The Democratization of Money and Banking: An Open Letter to Prime Minister Trudeau
Dear Prime Minister:
Congratulations for taking such a strong stand when you spoke at the G7 summit in Tokyo last week in favour of government spending to bring new life to moribund economies. Despite the skeptics, it is the only plan with a proven track record. In 1939 it was massive federal spending that got us out of the Great Depression and allowed us to become a significant participant in World War II.
It appears that your G7 colleagues were not only divided on the question of promoting growth, but equally stymied about the related problem of debt, which is at its highest level in history. Our society, in general, is in denial that the world financial system is broken. It has been cracked for a very long time, but in the last few decades it has become a total write off as an operating system.
This is because privately-owned banks have managed to achieve a monopoly to create “money.” It is all created as debt – debt that has to be repaid in full with interest. But there is no money created with which to pay either interest or repay capital. Basic arithmetic proves that the system is a dead end. Money is the gasoline essential for any economy, but there is no way to get any except to borrow it and go deeper and deeper in debt – a lifetime mortgage on our most precious assets.
There is only one solution that can save the system and that is a massive infusion of government-created debt-free money to dilute the ocean of existing debt, and an end to the banking monopoly that has enabled 62 families to acquire ownership of 50% of all the wealth in the world. In future the money-creation function must be shared fairly between government and the private banks.

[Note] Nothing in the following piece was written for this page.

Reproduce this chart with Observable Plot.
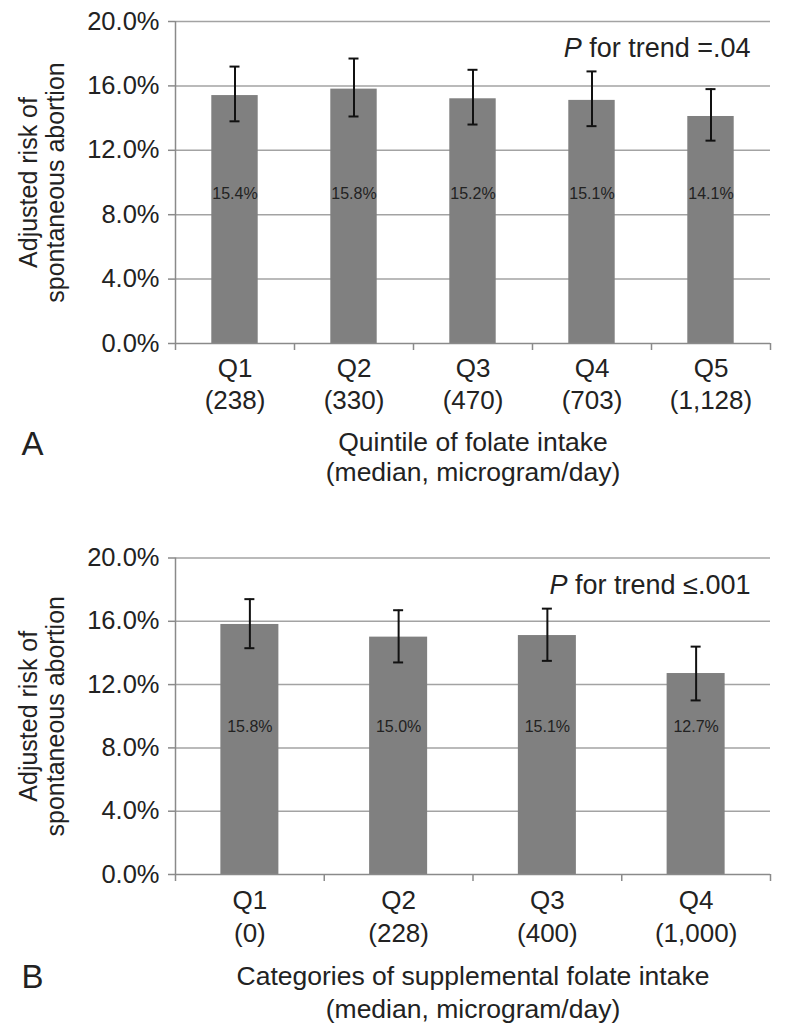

We don’t have to look further than our own history to see how well that can work. When the federal government needed money in 1939, the Bank of Canada printed it and made large sums available at near-zero cost – just the cost of administration deducted. The new cash wound up in the banks where it became “high-powered money,” – cash reserves that allowed the banks to play their legitimate part. In effect the money-creation function was shared, as it must be again. This system continued after the war ended and helped fund the great infrastructure projects of the progressive 1940s and ’50s.
In 1974 the 35 best years of the century ended abruptly when Bank of Canada Governor Gerald Bouey unilaterally, and without consultation or agreement with your father, the prime minister, announced that the Bank was adopting “monetarism.” There was no hint that shareholders’ interests were to be abandoned in favour of policies established by the Bank for International Settlements, an organization indirectly controlled by the elite banking families.
One of the new rules was to end the practice of providing low cost money to governments. They would have to borrow in the market, and pay market rates of interest. This change in direction proved to be a devastating blow to good government in Canada. From 1867 to 1974 Canadians had financed two world wars and a very long list of major infrastructure projects, while only accumulating an inconsequential $21.6 billion in debt. After 1974, however, the federal debt soared to $615 billion, and from fiscal 1974/75 to fiscal 2011/12 hard-pressed Canadian taxpayers had to pay $1.1 trillion interest on a debt that is still outstanding. This huge sum should have been available for health care, education, First Nations needs, and a dozen other essentials that have been underfunded for decades. So while we applaud your plan to begin the long overdue essential catch-up, borrowing the money is not the preferred option.
Under our Constitution, Parliament has absolute authority over money and banking in Canada. Canadians own the patent to create money. Private banks have no rights; they are only licencees which must obey rules set by Parliament.
A word of caution however. If Parliament ratifies either the Canada-Europe Trade Agreement or the Trans-Pacific Partnership, the disputes settlement mechanism would effect a unilateral change in the Canadian constitution and impinge on Parliament’s control over money and banking. It would amount to giving up Canada’s most valuable financial asset, worth trillions, to create our own money.
As prime minister, you obviously want what is best for our country. I would respectfully ask that the government consider a radical, not-so-new plan of action that would benefit our country immeasurably – “A Social Contract Between the Government and People of Canada.”www.canadianbankreformers.ca/new-social-contract/
This plan would provide $150 billion a year for 7 years to be split 50/50 between Ottawa and the provinces and territories. It will put back into the Canadian economy an amount of the same magnitude as our accumulated loss from spending our tax dollars on unnecessary interest payments, while at the same time increasing the private banks cash reserves from zero to 34%, so that the government-created money would not be inflationary! At the end of the 7 years new money creation will be split 34% for the governments and 66% for the private banks – a ratio that would allow both to meet their legitimate requirements.
There is still time to put the plan into effect in June before the summer recess, and give the Canadian economy the biggest supercharged boost it has seen since 1939. To do so would win gold for Canada in the race to provide financial relief and renewed hope for the long-suffering 99 percent.
Best wishes,
Paul Hellyer
Paul Hellyer, is a distinguished author and Canadian politician, former Deputy Prime Minister and Minister of National Defense.